__PROBLEM STATEMENT__: Only the lines from the one with "Output the Python" through the one with "ax.set_ylim(-0.078, 1.549)", inclusive, should be echoed exactly; pictures are left out.

* start PROVIDED RECORDS *

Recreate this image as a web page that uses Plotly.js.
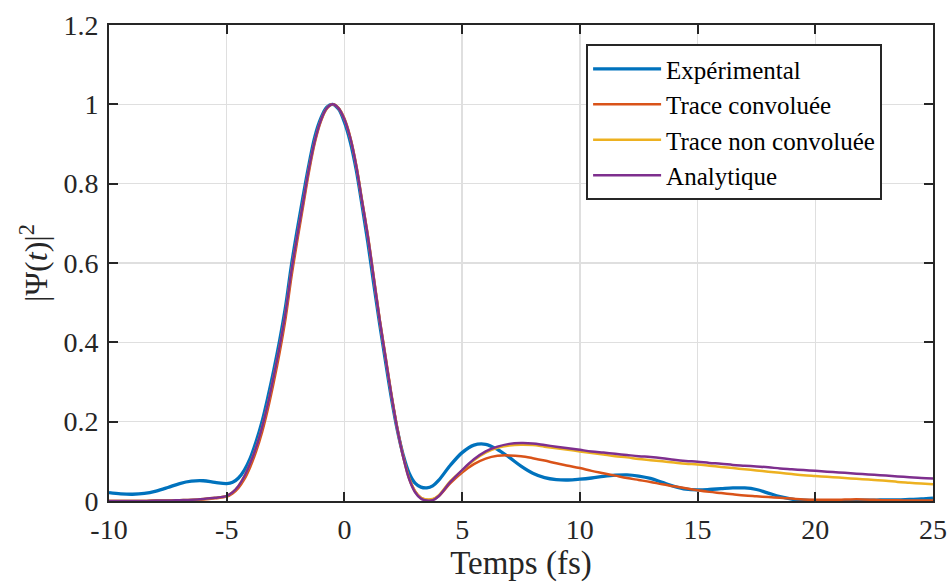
<!DOCTYPE html>
<html>
<head>
<meta charset="utf-8">
<script src="https://cdn.plot.ly/plotly-3.0.1.min.js"></script>
<style>
  html, body { margin: 0; padding: 0; background: #ffffff; }
  #chart { width: 948px; height: 584px; }
</style>
</head>
<body>
<div id="chart"></div>
<script>
// Time axis (fs)
const t = [-10,-9.5,-9,-8.5,-8,-7.5,-7,-6.5,-6,-5.5,-5,
  -4.75,-4.5,-4.25,-4,-3.75,-3.5,-3.25,-3,-2.75,-2.5,-2.25,-2,-1.75,-1.5,-1.25,-1,-0.75,-0.5,-0.25,0,
  0.25,0.5,0.75,1,1.25,1.5,1.75,2,2.25,2.5,2.75,3,3.25,3.5,3.75,4,
  4.5,5,5.5,6,6.5,7,7.5,8,8.5,9,9.5,10,10.5,11,11.5,12,12.5,13,13.5,14,14.5,15,15.5,16,16.5,17,17.5,18,18.5,19,19.5,20,20.5,21,21.5,22,22.5,23,23.5,24,24.5,25];

const experimental = [0.021,0.018,0.017,0.019,0.025,0.034,0.044,0.050,0.051,0.047,0.044,
  0.047,0.058,0.078,0.108,0.150,0.200,0.262,0.330,0.405,0.490,0.595,0.685,0.770,0.850,0.920,0.965,0.993,1.000,0.988,0.955,
  0.905,0.835,0.745,0.650,0.545,0.445,0.350,0.258,0.178,0.115,0.070,0.045,0.035,0.033,0.038,0.052,
  0.090,0.122,0.141,0.143,0.130,0.110,0.088,0.070,0.059,0.054,0.053,0.055,0.058,0.062,0.065,0.066,0.063,0.057,0.047,0.037,0.030,0.028,0.029,0.031,0.033,0.033,0.029,0.020,0.011,0.005,0.002,0.001,0.001,0.001,0.001,0.002,0.002,0.003,0.003,0.004,0.005,0.007];

const convoluee = [0,0,0,0,0.001,0.001,0.001,0.002,0.004,0.007,0.011,
  0.019,0.033,0.055,0.086,0.125,0.173,0.232,0.300,0.375,0.460,0.565,0.657,0.745,0.832,0.905,0.957,0.989,1.000,0.991,0.964,
  0.917,0.848,0.758,0.668,0.563,0.458,0.363,0.268,0.183,0.113,0.058,0.025,0.008,0.003,0.004,0.012,
  0.045,0.072,0.093,0.107,0.114,0.115,0.113,0.108,0.102,0.095,0.089,0.083,0.076,0.070,0.064,0.058,0.053,0.048,0.042,0.037,0.032,0.027,0.023,0.020,0.017,0.014,0.012,0.010,0.008,0.006,0.004,0.003,0.003,0.003,0.004,0.004,0.003,0.002,0.002,0.001,0.001,0.001];

const nonConvoluee = [0,0,0,0,0.001,0.001,0.002,0.003,0.005,0.008,0.013,
  0.022,0.038,0.062,0.095,0.135,0.185,0.245,0.315,0.390,0.475,0.580,0.670,0.755,0.840,0.910,0.960,0.990,1.000,0.990,0.962,
  0.915,0.845,0.755,0.665,0.560,0.455,0.360,0.265,0.180,0.110,0.056,0.024,0.008,0.004,0.005,0.014,
  0.050,0.077,0.103,0.122,0.134,0.140,0.142,0.141,0.137,0.133,0.129,0.125,0.121,0.117,0.113,0.110,0.106,0.103,0.100,0.097,0.094,0.092,0.089,0.086,0.083,0.080,0.077,0.074,0.071,0.068,0.065,0.063,0.061,0.059,0.057,0.055,0.053,0.051,0.048,0.046,0.044,0.042];

const analytique = [0,0,0,0,0.001,0.001,0.002,0.003,0.005,0.008,0.013,
  0.022,0.038,0.062,0.095,0.135,0.185,0.245,0.315,0.390,0.475,0.580,0.670,0.755,0.840,0.910,0.960,0.990,1.000,0.990,0.962,
  0.915,0.845,0.755,0.665,0.560,0.455,0.360,0.265,0.180,0.110,0.055,0.022,0.006,0.001,0.002,0.012,
  0.048,0.078,0.105,0.125,0.137,0.144,0.146,0.145,0.141,0.137,0.133,0.129,0.125,0.122,0.119,0.116,0.113,0.111,0.108,0.104,0.101,0.099,0.096,0.094,0.091,0.089,0.087,0.085,0.082,0.080,0.078,0.076,0.074,0.072,0.070,0.068,0.066,0.064,0.062,0.060,0.058,0.057];

const seriesNames = ['Expérimental','Trace convoluée','Trace non convoluée','Analytique'];
const xTickVals = [-10,-5,0,5,10,15,20,25];
const xTickText = ['-10','-5','0','5','10','15','20','25'];
const yTickVals = [0,0.2,0.4,0.6,0.8,1,1.2];
const yTickText = ['0','0.2','0.4','0.6','0.8','1','1.2'];

const colors = ['#0072BD','#D95319','#EDB120','#7E2F8E'];
const widths = [3.3,2.5,2.5,2.5];
const ys = [experimental, convoluee, nonConvoluee, analytique];

const data = ys.map((y, i) => ({
  x: t, y: y, type: 'scatter', mode: 'lines', name: seriesNames[i],
  line: { color: colors[i], width: widths[i], shape: 'spline', smoothing: 1 }
}));

const FONT = '"Liberation Serif", serif';

function axis(extra) {
  return Object.assign({
    showline: true, mirror: 'allticks', linecolor: '#262626', linewidth: 2,
    ticks: 'inside', ticklen: 9, tickwidth: 2, tickcolor: '#262626',
    showgrid: true, gridcolor: '#dfdfdf', gridwidth: 1.5, zeroline: false,
    tickfont: { family: FONT, size: 28, color: '#262626' }
  }, extra);
}

const layout = {
  width: 948, height: 584,
  margin: { l: 109, r: 15, t: 25, b: 83 },
  paper_bgcolor: '#ffffff', plot_bgcolor: '#ffffff',
  font: { family: FONT, size: 28, color: '#262626' },
  showlegend: true,
  xaxis: axis({
    range: [-10, 25], tickmode: 'array', tickvals: xTickVals, ticktext: xTickText,
    ticklabelstandoff: 2,
    title: { text: 'Temps (fs)', font: { family: FONT, size: 33, color: '#262626' }, standoff: 4 }
  }),
  yaxis: axis({
    range: [0, 1.2], tickmode: 'array', tickvals: yTickVals, ticktext: yTickText,
    ticklabelstandoff: 3,
    title: { text: '|Ψ(<i>t</i>)|<sup>2</sup>', font: { family: FONT, size: 32, color: '#262626' }, standoff: 6 }
  }),
  legend: {
    x: 0.579, y: 0.96, xanchor: 'left', yanchor: 'top',
    bgcolor: '#ffffff', bordercolor: '#262626', borderwidth: 2,
    font: { family: FONT, size: 25, color: '#000000' },
    itemwidth: 68, tracegroupgap: 0
  }
};

Plotly.newPlot('chart', data, layout, { displayModeBar: false, staticPlot: true });
</script>
</body>
</html>
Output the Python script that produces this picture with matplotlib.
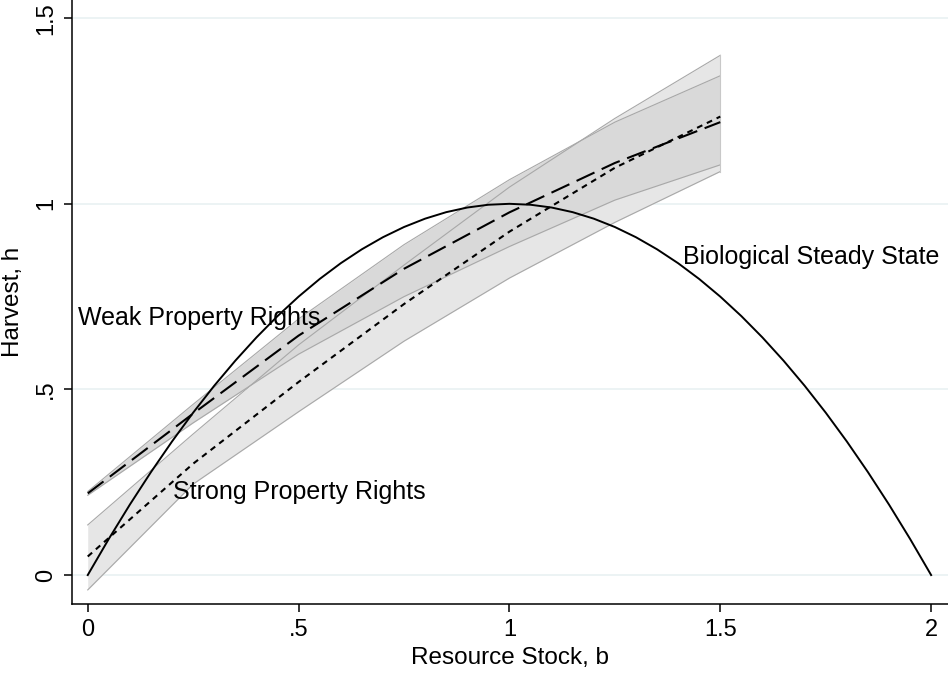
import numpy as np
import matplotlib.pyplot as plt

plt.rcParams["font.family"] = ["Liberation Sans", "DejaVu Sans"]

# biological steady state
bio_b = [0.0, 0.05, 0.1, 0.15, 0.2, 0.25, 0.3, 0.35, 0.4, 0.45, 0.5,
         0.55, 0.6, 0.65, 0.7, 0.75, 0.8, 0.85, 0.9, 0.95, 1.0,
         1.05, 1.1, 1.15, 1.2, 1.25, 1.3, 1.35, 1.4, 1.45, 1.5,
         1.55, 1.6, 1.65, 1.7, 1.75, 1.8, 1.85, 1.9, 1.95, 2.0]
bio_h = [0.0, 0.0975, 0.19, 0.2775, 0.36, 0.4375, 0.51, 0.5775, 0.64, 0.6975, 0.75,
         0.7975, 0.84, 0.8775, 0.91, 0.9375, 0.96, 0.9775, 0.99, 0.9975, 1.0,
         0.9975, 0.99, 0.9775, 0.96, 0.9375, 0.91, 0.8775, 0.84, 0.7975, 0.75,
         0.6975, 0.64, 0.5775, 0.51, 0.4375, 0.36, 0.2775, 0.19, 0.0975, 0.0]

# fitted harvest by property rights regime
stock = [0.0, 0.25, 0.5, 0.75, 1.0, 1.25, 1.5]

weak_mean = [0.22, 0.435, 0.645, 0.825, 0.977, 1.11, 1.22]
weak_lo = [0.215, 0.41, 0.595, 0.75, 0.885, 1.01, 1.105]
weak_hi = [0.225, 0.46, 0.69, 0.89, 1.065, 1.22, 1.345]

strong_mean = [0.05, 0.30, 0.52, 0.73, 0.925, 1.097, 1.235]
strong_lo = [-0.04, 0.245, 0.44, 0.63, 0.80, 0.95, 1.087]
strong_hi = [0.135, 0.38, 0.62, 0.835, 1.045, 1.23, 1.40]

xticks = [0, 0.5, 1, 1.5, 2]
xtick_labels = ["0", ".5", "1", "1.5", "2"]
yticks = [0, 0.5, 1, 1.5]
ytick_labels = ["0", ".5", "1", "1.5"]

fig = plt.figure(figsize=(9.48, 6.73), dpi=100)
ax = fig.add_axes([0.076, 0.1025, 0.924, 0.8975])

ax.set_xlim(-0.0372, 2.04)
ax.set_ylim(-0.078, 1.549)

for y in yticks:
    ax.axhline(y, color="#eaf2f3", lw=1.3, zorder=0)

# confidence bands
ax.fill_between(stock, strong_lo, strong_hi, color="#e6e6e6", lw=0, zorder=1)
ax.fill_between(stock, weak_lo, weak_hi, color="#d9d9d9", lw=0, zorder=1)
for edge in [strong_lo, strong_hi, weak_lo, weak_hi]:
    ax.plot(stock, edge, color="#a8a8a8", lw=0.8, zorder=2)
ax.plot([stock[-1], stock[-1]], [strong_lo[-1], strong_hi[-1]],
        color="#c8c8c8", lw=0.8, zorder=2)

ax.plot(stock, weak_mean, color="black", lw=1.5, dashes=(9.5, 3.8), zorder=3)
ax.plot(stock, strong_mean, color="black", lw=1.5, dashes=(2.8, 2.4), zorder=3)
ax.plot(bio_b, bio_h, color="black", lw=1.4, zorder=4)

ax.text(-0.023, 0.6925, "Weak Property Rights", fontsize=18,
        va="center", ha="left", zorder=5)
ax.text(0.202, 0.224, "Strong Property Rights", fontsize=18,
        va="center", ha="left", zorder=5)
ax.text(1.412, 0.857, "Biological Steady State", fontsize=18,
        va="center", ha="left", zorder=5)

ax.set_xticks(xticks, xtick_labels, fontsize=17)
ax.set_yticks(yticks, ytick_labels, fontsize=17, rotation=90, va="center")
ax.tick_params(direction="out", length=6, width=1.1, color="black", pad=5)

ax.set_xlabel("Resource Stock, b", fontsize=17.5, labelpad=4)
ax.set_ylabel("Harvest, h", fontsize=17.5, labelpad=8)

for side in ["top", "right"]:
    ax.spines[side].set_visible(False)
for side in ["left", "bottom"]:
    ax.spines[side].set_linewidth(1.1)

fig.savefig("out.png", dpi=100)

* end PROVIDED RECORDS *

__PROBLEM SOLUTION__:
Output the Python script that produces this picture with matplotlib.
import numpy as np
import matplotlib.pyplot as plt

plt.rcParams["font.family"] = ["Liberation Sans", "DejaVu Sans"]

# biological steady state
bio_b = [0.0, 0.05, 0.1, 0.15, 0.2, 0.25, 0.3, 0.35, 0.4, 0.45, 0.5,
         0.55, 0.6, 0.65, 0.7, 0.75, 0.8, 0.85, 0.9, 0.95, 1.0,
         1.05, 1.1, 1.15, 1.2, 1.25, 1.3, 1.35, 1.4, 1.45, 1.5,
         1.55, 1.6, 1.65, 1.7, 1.75, 1.8, 1.85, 1.9, 1.95, 2.0]
bio_h = [0.0, 0.0975, 0.19, 0.2775, 0.36, 0.4375, 0.51, 0.5775, 0.64, 0.6975, 0.75,
         0.7975, 0.84, 0.8775, 0.91, 0.9375, 0.96, 0.9775, 0.99, 0.9975, 1.0,
         0.9975, 0.99, 0.9775, 0.96, 0.9375, 0.91, 0.8775, 0.84, 0.7975, 0.75,
         0.6975, 0.64, 0.5775, 0.51, 0.4375, 0.36, 0.2775, 0.19, 0.0975, 0.0]

# fitted harvest by property rights regime
stock = [0.0, 0.25, 0.5, 0.75, 1.0, 1.25, 1.5]

weak_mean = [0.22, 0.435, 0.645, 0.825, 0.977, 1.11, 1.22]
weak_lo = [0.215, 0.41, 0.595, 0.75, 0.885, 1.01, 1.105]
weak_hi = [0.225, 0.46, 0.69, 0.89, 1.065, 1.22, 1.345]

strong_mean = [0.05, 0.30, 0.52, 0.73, 0.925, 1.097, 1.235]
strong_lo = [-0.04, 0.245, 0.44, 0.63, 0.80, 0.95, 1.087]
strong_hi = [0.135, 0.38, 0.62, 0.835, 1.045, 1.23, 1.40]

xticks = [0, 0.5, 1, 1.5, 2]
xtick_labels = ["0", ".5", "1", "1.5", "2"]
yticks = [0, 0.5, 1, 1.5]
ytick_labels = ["0", ".5", "1", "1.5"]

fig = plt.figure(figsize=(9.48, 6.73), dpi=100)
ax = fig.add_axes([0.076, 0.1025, 0.924, 0.8975])

ax.set_xlim(-0.0372, 2.04)
ax.set_ylim(-0.078, 1.549)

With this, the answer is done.